If the inverse operator $\hat{A}^{-1}$ of $\hat{A}$ exists, the following relation holds:

$$ \begin{align} \Bigl(\hat{A}^{-1}\Bigr)^{\dagger} = \Bigl(\hat{A}^{\dagger}\Bigr)^{-1} \end{align} $$

3. Insertion of the Identity Operator #

If the states $|\phi\rangle$ form a complete set (or as a condition for completeness), the identity operator $\hat{I}$ can be expressed as:

$$ \begin{align} \hat{I} = \int d\phi |\phi\rangle\langle\phi| \end{align} $$

The identity operator does not affect operations, akin to the multiplicative identity “1,” and can be inserted anywhere in an expression.

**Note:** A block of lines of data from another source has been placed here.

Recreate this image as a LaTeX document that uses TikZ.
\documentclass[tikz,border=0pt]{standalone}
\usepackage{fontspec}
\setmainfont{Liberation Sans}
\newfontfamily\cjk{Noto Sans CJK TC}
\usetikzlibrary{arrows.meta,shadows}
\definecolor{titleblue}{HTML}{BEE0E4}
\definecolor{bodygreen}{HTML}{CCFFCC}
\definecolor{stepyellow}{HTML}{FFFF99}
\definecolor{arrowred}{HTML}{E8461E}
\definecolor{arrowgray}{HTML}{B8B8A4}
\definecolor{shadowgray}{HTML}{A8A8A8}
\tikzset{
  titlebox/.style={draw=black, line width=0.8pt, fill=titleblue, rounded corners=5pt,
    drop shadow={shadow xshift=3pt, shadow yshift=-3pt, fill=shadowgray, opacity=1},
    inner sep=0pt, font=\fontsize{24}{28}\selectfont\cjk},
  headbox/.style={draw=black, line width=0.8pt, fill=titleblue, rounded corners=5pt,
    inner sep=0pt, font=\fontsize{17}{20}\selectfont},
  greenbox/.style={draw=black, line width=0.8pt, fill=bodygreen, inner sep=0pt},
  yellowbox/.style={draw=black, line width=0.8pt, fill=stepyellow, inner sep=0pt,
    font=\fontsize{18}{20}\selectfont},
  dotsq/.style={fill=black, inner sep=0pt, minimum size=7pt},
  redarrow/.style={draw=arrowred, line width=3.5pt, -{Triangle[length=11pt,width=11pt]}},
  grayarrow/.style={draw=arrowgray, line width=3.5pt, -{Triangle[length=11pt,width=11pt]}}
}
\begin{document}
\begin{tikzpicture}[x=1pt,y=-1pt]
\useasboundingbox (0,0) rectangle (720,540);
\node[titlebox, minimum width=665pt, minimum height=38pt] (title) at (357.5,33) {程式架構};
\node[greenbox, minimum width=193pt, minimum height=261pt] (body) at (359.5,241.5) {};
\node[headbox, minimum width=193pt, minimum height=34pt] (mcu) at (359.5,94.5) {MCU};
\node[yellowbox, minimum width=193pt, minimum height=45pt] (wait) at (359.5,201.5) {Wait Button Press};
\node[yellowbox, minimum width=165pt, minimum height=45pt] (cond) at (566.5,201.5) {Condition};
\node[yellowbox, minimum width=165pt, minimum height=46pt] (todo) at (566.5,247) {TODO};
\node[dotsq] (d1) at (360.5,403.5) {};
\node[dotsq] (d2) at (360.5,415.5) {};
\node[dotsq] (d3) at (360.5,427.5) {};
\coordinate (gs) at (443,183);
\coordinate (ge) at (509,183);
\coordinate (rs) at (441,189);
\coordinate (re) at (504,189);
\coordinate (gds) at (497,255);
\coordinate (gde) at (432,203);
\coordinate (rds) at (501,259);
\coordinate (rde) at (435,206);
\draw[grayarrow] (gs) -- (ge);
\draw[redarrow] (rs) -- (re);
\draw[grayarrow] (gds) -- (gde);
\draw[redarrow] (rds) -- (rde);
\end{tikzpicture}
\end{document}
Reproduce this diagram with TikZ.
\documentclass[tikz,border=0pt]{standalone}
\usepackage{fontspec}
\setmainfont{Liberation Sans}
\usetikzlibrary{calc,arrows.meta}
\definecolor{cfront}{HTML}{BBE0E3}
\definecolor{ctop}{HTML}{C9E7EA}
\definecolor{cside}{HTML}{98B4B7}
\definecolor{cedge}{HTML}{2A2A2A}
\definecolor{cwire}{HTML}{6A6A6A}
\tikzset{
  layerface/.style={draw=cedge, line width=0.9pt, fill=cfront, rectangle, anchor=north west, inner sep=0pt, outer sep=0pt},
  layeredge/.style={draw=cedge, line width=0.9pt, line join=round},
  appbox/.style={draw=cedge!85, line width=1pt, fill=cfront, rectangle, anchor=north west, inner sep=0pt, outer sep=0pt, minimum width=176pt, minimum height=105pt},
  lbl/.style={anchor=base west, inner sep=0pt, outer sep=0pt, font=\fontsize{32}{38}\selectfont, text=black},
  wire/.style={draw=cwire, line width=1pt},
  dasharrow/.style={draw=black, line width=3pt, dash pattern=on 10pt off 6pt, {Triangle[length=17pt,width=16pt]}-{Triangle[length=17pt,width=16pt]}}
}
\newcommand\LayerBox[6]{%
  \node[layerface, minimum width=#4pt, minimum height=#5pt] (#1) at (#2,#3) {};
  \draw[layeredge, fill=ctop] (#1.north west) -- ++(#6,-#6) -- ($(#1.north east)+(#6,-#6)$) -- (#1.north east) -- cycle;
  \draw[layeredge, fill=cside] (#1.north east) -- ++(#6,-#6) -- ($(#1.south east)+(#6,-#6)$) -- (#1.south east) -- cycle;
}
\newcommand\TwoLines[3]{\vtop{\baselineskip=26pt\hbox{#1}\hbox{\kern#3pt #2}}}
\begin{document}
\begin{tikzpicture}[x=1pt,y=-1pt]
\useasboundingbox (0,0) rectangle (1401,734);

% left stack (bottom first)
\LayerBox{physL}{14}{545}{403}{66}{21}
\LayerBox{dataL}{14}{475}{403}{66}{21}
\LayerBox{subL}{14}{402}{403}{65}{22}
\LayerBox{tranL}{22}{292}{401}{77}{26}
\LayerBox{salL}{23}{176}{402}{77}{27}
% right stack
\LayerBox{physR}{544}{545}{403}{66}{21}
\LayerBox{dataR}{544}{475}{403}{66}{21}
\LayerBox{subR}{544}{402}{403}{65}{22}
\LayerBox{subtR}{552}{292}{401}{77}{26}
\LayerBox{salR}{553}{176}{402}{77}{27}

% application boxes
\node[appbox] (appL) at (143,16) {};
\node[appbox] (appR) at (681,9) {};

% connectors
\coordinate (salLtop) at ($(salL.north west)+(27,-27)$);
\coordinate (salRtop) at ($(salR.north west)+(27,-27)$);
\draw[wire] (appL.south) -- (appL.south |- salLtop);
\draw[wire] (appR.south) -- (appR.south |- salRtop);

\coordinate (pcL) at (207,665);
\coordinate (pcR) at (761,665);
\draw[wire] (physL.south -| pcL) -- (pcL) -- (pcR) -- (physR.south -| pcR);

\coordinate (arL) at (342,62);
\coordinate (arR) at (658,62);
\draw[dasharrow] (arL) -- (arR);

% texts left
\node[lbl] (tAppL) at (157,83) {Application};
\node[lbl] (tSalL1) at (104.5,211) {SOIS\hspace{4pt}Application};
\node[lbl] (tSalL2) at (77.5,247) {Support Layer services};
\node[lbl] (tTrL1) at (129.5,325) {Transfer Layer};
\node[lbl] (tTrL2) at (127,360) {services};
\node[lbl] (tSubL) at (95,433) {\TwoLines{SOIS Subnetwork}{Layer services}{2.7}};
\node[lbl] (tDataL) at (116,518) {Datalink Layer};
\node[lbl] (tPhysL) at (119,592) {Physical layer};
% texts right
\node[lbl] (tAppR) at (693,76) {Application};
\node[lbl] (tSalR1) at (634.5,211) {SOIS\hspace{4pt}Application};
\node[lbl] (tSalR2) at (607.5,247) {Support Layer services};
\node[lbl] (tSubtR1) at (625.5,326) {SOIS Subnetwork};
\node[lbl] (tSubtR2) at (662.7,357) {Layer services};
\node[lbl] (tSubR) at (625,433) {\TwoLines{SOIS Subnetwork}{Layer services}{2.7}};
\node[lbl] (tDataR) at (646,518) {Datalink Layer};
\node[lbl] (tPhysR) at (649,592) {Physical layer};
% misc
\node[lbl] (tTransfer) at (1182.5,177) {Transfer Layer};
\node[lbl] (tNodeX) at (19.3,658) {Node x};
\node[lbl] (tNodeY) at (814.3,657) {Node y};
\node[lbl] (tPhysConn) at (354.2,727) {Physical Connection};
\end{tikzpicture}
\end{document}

Considering a set of states $|x\rangle$ that form a complete basis, for instance, when examining the inner product of $\phi$ and $\psi$, various transformations are possible as shown below:

$$ \begin{align} \langle\phi|\hat{A}|\psi\rangle &= \langle\phi|\hat{A}\hat{I}|\psi\rangle \\ &=\langle\phi|\hat{A}\left(\int dx |x\rangle\langle x| \right) |\psi\rangle \\ &=\int dx \langle\phi|\hat{A}|x\rangle \langle x|\psi\rangle \\ \end{align} $$

Similarly, it can also be added before $\hat{A}$ as:

$$ \begin{align} \langle\phi|\hat{A}|\psi\rangle &= \langle\phi|\hat{I}\hat{A}\hat{I}|\psi\rangle \\ &=\langle\phi|\left(\int dx’ |x’\rangle\langle x’| \right) \hat{A}\left(\int dx |x\rangle\langle x| \right) |\psi\rangle \\ &=\int dx’ \int dx \langle\phi|x’\rangle \langle x’|\hat{A}|x\rangle \langle x|\psi\rangle \end{align} $$

If $x$ represents position, $\langle x|\psi\rangle = \psi(x)$ represents the position representation of the state $|\psi\rangle$, so:

$$ \begin{align} \langle\phi|\hat{A}|\psi\rangle \equiv \int dx’ \int dx \phi^{*}(x’) A(x’,x) \psi(x) \end{align} $$

where $A(x’,x) \equiv \langle x’|\hat{A}|x\rangle$ has been defined.